#### EXERCISE DIRECTIONS:
Quote the whole listing exactly. Leave the pictures out of your copy.

________

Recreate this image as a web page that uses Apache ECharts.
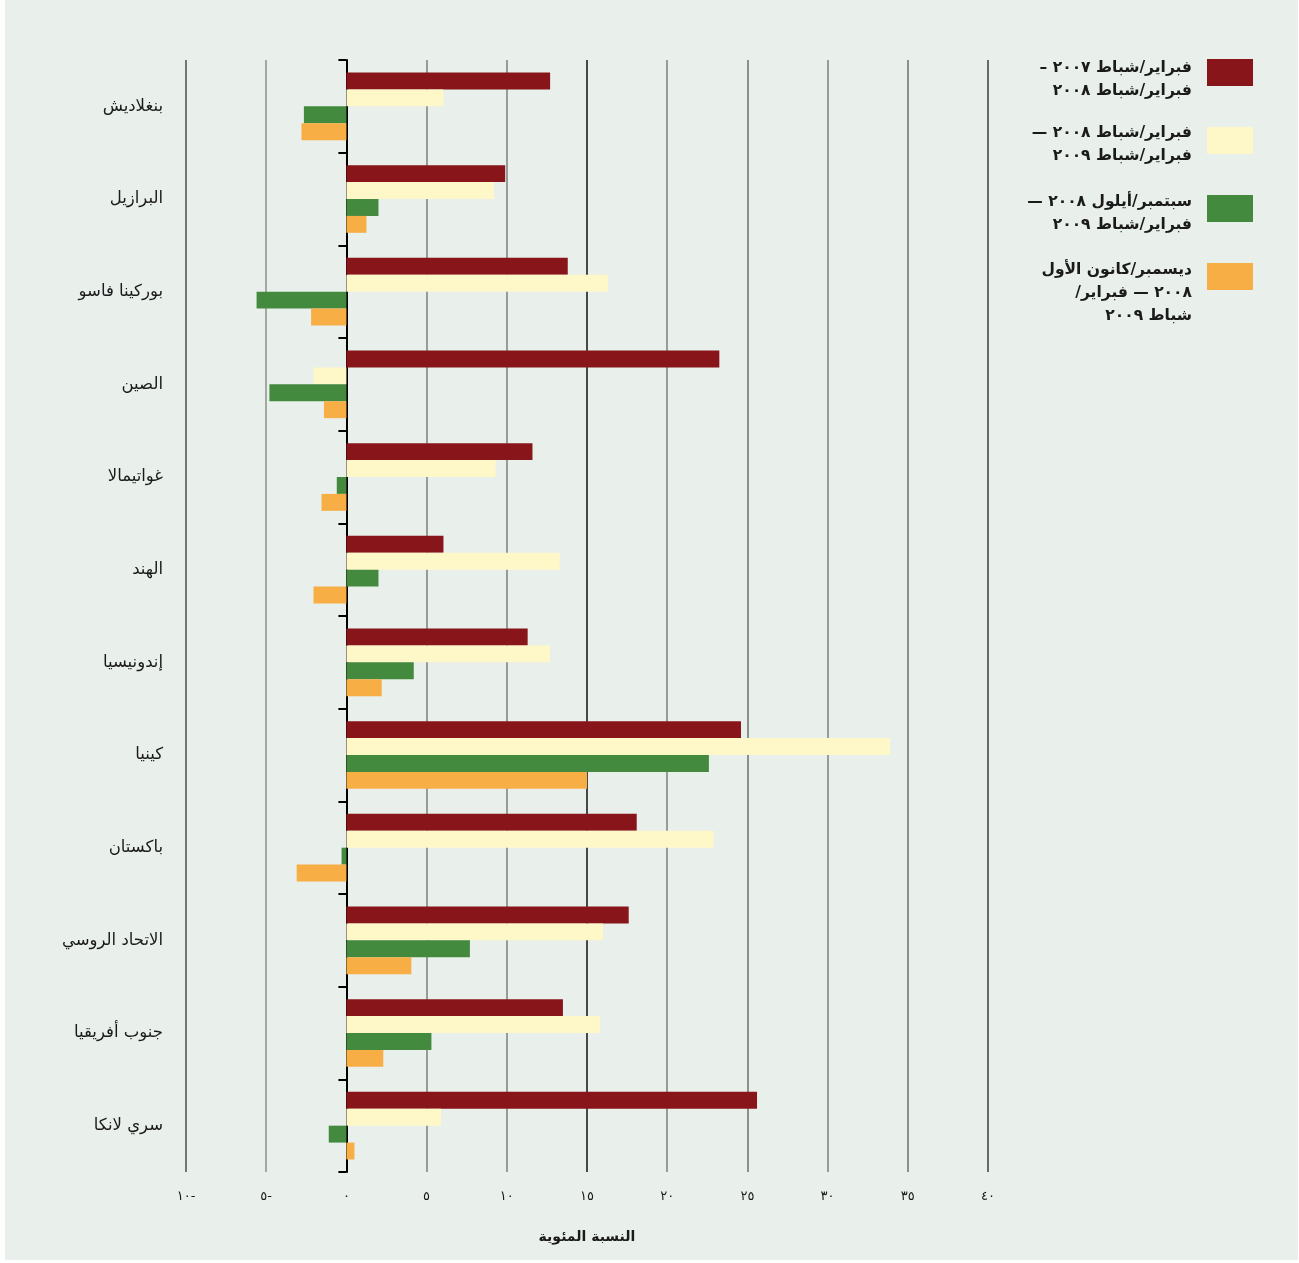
<!DOCTYPE html>
<html>
<head>
<meta charset="utf-8">
<script src="https://cdn.jsdelivr.net/npm/echarts@6/dist/echarts.min.js"></script>
<style>
  html, body { margin: 0; padding: 0; background: #ffffff; }
  #panel { position: absolute; left: 5px; top: 0; width: 1293px; height: 1260px; background: #e9efeb; }
  #chart { position: absolute; left: 0; top: 0; width: 1299px; height: 1263px; }
</style>
</head>
<body>
<div id="panel"></div>
<div id="chart"></div>
<script>
const categories = ['بنغلاديش', 'البرازيل', 'بوركينا فاسو', 'الصين', 'غواتيمالا', 'الهند', 'إندونيسيا', 'كينيا', 'باكستان', 'الاتحاد الروسي', 'جنوب أفريقيا', 'سري لانكا'];
const seriesNames = [
  'فبراير/شباط ٢٠٠٧ –\nفبراير/شباط ٢٠٠٨',
  'فبراير/شباط ٢٠٠٨ —\nفبراير/شباط ٢٠٠٩',
  'سبتمبر/أيلول ٢٠٠٨ —\nفبراير/شباط ٢٠٠٩',
  'ديسمبر/كانون الأول\n٢٠٠٨ — فبراير/\nشباط ٢٠٠٩'
];
const feb07_feb08 = [12.7, 9.9, 13.8, 23.25, 11.6, 6.05, 11.3, 24.6, 18.1, 17.6, 13.5, 25.6];
const feb08_feb09 = [6.05, 9.2, 16.3, -2.05, 9.3, 13.3, 12.7, 33.9, 22.9, 16.0, 15.8, 5.9];
const sep08_feb09 = [-2.65, 2.0, -5.6, -4.8, -0.6, 2.0, 4.2, 22.6, -0.3, 7.7, 5.3, -1.1];
const dec08_feb09 = [-2.8, 1.25, -2.2, -1.4, -1.55, -2.05, 2.2, 15.0, -3.1, 4.05, 2.3, 0.5];
const tickLabels = ['١٠-', '٥-', '٠', '٥', '١٠', '١٥', '٢٠', '٢٥', '٣٠', '٣٥', '٤٠'];
const axisTitle = 'النسبة المئوية';

const colors = ['#87151a', '#fef8c8', '#438a3f', '#f7ae45'];
const values = [feb07_feb08, feb08_feb09, sep08_feb09, dec08_feb09];
const FONT = 'DejaVu Sans';
const RLE = '\u202B', PDF = '\u202C';

const legendTops = [43, 113.5, 180.5, 225.5];
const legendShift = [13, 8, 10, 33];

const chart = echarts.init(document.getElementById('chart'), null, { renderer: 'canvas' });
chart.setOption({
  backgroundColor: 'transparent',
  animation: false,
  color: colors,
  grid: { left: 186, right: 311, top: 60, bottom: 91, outerBoundsMode: 'none', containLabel: false },
  legend: seriesNames.map((n, i) => ({
    data: [n],
    orient: 'vertical',
    right: 46,
    top: legendTops[i],
    align: 'right',
    padding: 0,
    itemWidth: 46,
    itemHeight: 27,
    itemGap: 0,
    icon: 'rect',
    selectedMode: false,
    formatter: name => '{s| }\n' + name.split('\n').map(l => RLE + l + PDF + '{g| }').join('\n'),
    textStyle: {
      fontFamily: FONT, fontSize: 15.5, fontWeight: 'bold', color: '#1a1a1a',
      lineHeight: 23, align: 'right',
      rich: {
        s: { fontSize: 1, lineHeight: legendShift[i], height: legendShift[i] },
        g: { fontSize: 1, width: 10, lineHeight: 23 }
      }
    }
  })),
  xAxis: {
    type: 'value',
    min: -10, max: 40, interval: 5,
    axisLine: { show: false },
    axisTick: { show: false },
    axisLabel: {
      margin: 18,
      fontFamily: FONT, fontSize: 13, color: '#1a1a1a',
      formatter: v => tickLabels[Math.round((v + 10) / 5)]
    },
    splitLine: {
      show: true,
      lineStyle: {
        width: 1.5,
        color: ['#4a4f4c', '#8a908c', '#000000', '#7a807c', '#7a807c', '#111111', '#7a807c', '#6a706c', '#7a807c', '#6a706c', '#3a3f3c']
      }
    },
    name: axisTitle,
    nameLocation: 'middle',
    nameGap: 58,
    nameTextStyle: { fontFamily: FONT, fontSize: 14, fontWeight: 'bold', color: '#1a1a1a' }
  },
  yAxis: {
    type: 'category',
    data: categories,
    inverse: true,
    axisLine: { show: true, onZero: true, lineStyle: { color: '#000', width: 2 } },
    axisTick: { show: true, length: 8, lineStyle: { color: '#000', width: 2 } },
    axisLabel: {
      margin: 23,
      fontFamily: FONT, fontSize: 16.5, color: '#1a1a1a', align: 'right'
    },
    splitLine: { show: false }
  },
  series: values.map((d, i) => ({
    type: 'bar',
    name: seriesNames[i],
    data: d,
    barGap: '0%',
    barCategoryGap: '27%',
    itemStyle: { color: colors[i] },
    z: 1
  }))
});
</script>
</body>
</html>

________

#### WRITTEN ANSWER:
Recreate this image as a web page that uses Apache ECharts.
<!DOCTYPE html>
<html>
<head>
<meta charset="utf-8">
<script src="https://cdn.jsdelivr.net/npm/echarts@6/dist/echarts.min.js"></script>
<style>
  html, body { margin: 0; padding: 0; background: #ffffff; }
  #panel { position: absolute; left: 5px; top: 0; width: 1293px; height: 1260px; background: #e9efeb; }
  #chart { position: absolute; left: 0; top: 0; width: 1299px; height: 1263px; }
</style>
</head>
<body>
<div id="panel"></div>
<div id="chart"></div>
<script>
const categories = ['بنغلاديش', 'البرازيل', 'بوركينا فاسو', 'الصين', 'غواتيمالا', 'الهند', 'إندونيسيا', 'كينيا', 'باكستان', 'الاتحاد الروسي', 'جنوب أفريقيا', 'سري لانكا'];
const seriesNames = [
  'فبراير/شباط ٢٠٠٧ –\nفبراير/شباط ٢٠٠٨',
  'فبراير/شباط ٢٠٠٨ —\nفبراير/شباط ٢٠٠٩',
  'سبتمبر/أيلول ٢٠٠٨ —\nفبراير/شباط ٢٠٠٩',
  'ديسمبر/كانون الأول\n٢٠٠٨ — فبراير/\nشباط ٢٠٠٩'
];
const feb07_feb08 = [12.7, 9.9, 13.8, 23.25, 11.6, 6.05, 11.3, 24.6, 18.1, 17.6, 13.5, 25.6];
const feb08_feb09 = [6.05, 9.2, 16.3, -2.05, 9.3, 13.3, 12.7, 33.9, 22.9, 16.0, 15.8, 5.9];
const sep08_feb09 = [-2.65, 2.0, -5.6, -4.8, -0.6, 2.0, 4.2, 22.6, -0.3, 7.7, 5.3, -1.1];
const dec08_feb09 = [-2.8, 1.25, -2.2, -1.4, -1.55, -2.05, 2.2, 15.0, -3.1, 4.05, 2.3, 0.5];
const tickLabels = ['١٠-', '٥-', '٠', '٥', '١٠', '١٥', '٢٠', '٢٥', '٣٠', '٣٥', '٤٠'];
const axisTitle = 'النسبة المئوية';

const colors = ['#87151a', '#fef8c8', '#438a3f', '#f7ae45'];
const values = [feb07_feb08, feb08_feb09, sep08_feb09, dec08_feb09];
const FONT = 'DejaVu Sans';
const RLE = '\u202B', PDF = '\u202C';

const legendTops = [43, 113.5, 180.5, 225.5];
const legendShift = [13, 8, 10, 33];

const chart = echarts.init(document.getElementById('chart'), null, { renderer: 'canvas' });
chart.setOption({
  backgroundColor: 'transparent',
  animation: false,
  color: colors,
  grid: { left: 186, right: 311, top: 60, bottom: 91, outerBoundsMode: 'none', containLabel: false },
  legend: seriesNames.map((n, i) => ({
    data: [n],
    orient: 'vertical',
    right: 46,
    top: legendTops[i],
    align: 'right',
    padding: 0,
    itemWidth: 46,
    itemHeight: 27,
    itemGap: 0,
    icon: 'rect',
    selectedMode: false,
    formatter: name => '{s| }\n' + name.split('\n').map(l => RLE + l + PDF + '{g| }').join('\n'),
    textStyle: {
      fontFamily: FONT, fontSize: 15.5, fontWeight: 'bold', color: '#1a1a1a',
      lineHeight: 23, align: 'right',
      rich: {
        s: { fontSize: 1, lineHeight: legendShift[i], height: legendShift[i] },
        g: { fontSize: 1, width: 10, lineHeight: 23 }
      }
    }
  })),
  xAxis: {
    type: 'value',
    min: -10, max: 40, interval: 5,
    axisLine: { show: false },
    axisTick: { show: false },
    axisLabel: {
      margin: 18,
      fontFamily: FONT, fontSize: 13, color: '#1a1a1a',
      formatter: v => tickLabels[Math.round((v + 10) / 5)]
    },
    splitLine: {
      show: true,
      lineStyle: {
        width: 1.5,
        color: ['#4a4f4c', '#8a908c', '#000000', '#7a807c', '#7a807c', '#111111', '#7a807c', '#6a706c', '#7a807c', '#6a706c', '#3a3f3c']
      }
    },
    name: axisTitle,
    nameLocation: 'middle',
    nameGap: 58,
    nameTextStyle: { fontFamily: FONT, fontSize: 14, fontWeight: 'bold', color: '#1a1a1a' }
  },
  yAxis: {
    type: 'category',
    data: categories,
    inverse: true,
    axisLine: { show: true, onZero: true, lineStyle: { color: '#000', width: 2 } },
    axisTick: { show: true, length: 8, lineStyle: { color: '#000', width: 2 } },
    axisLabel: {
      margin: 23,
      fontFamily: FONT, fontSize: 16.5, color: '#1a1a1a', align: 'right'
    },
    splitLine: { show: false }
  },
  series: values.map((d, i) => ({
    type: 'bar',
    name: seriesNames[i],
    data: d,
    barGap: '0%',
    barCategoryGap: '27%',
    itemStyle: { color: colors[i] },
    z: 1
  }))
});
</script>
</body>
</html>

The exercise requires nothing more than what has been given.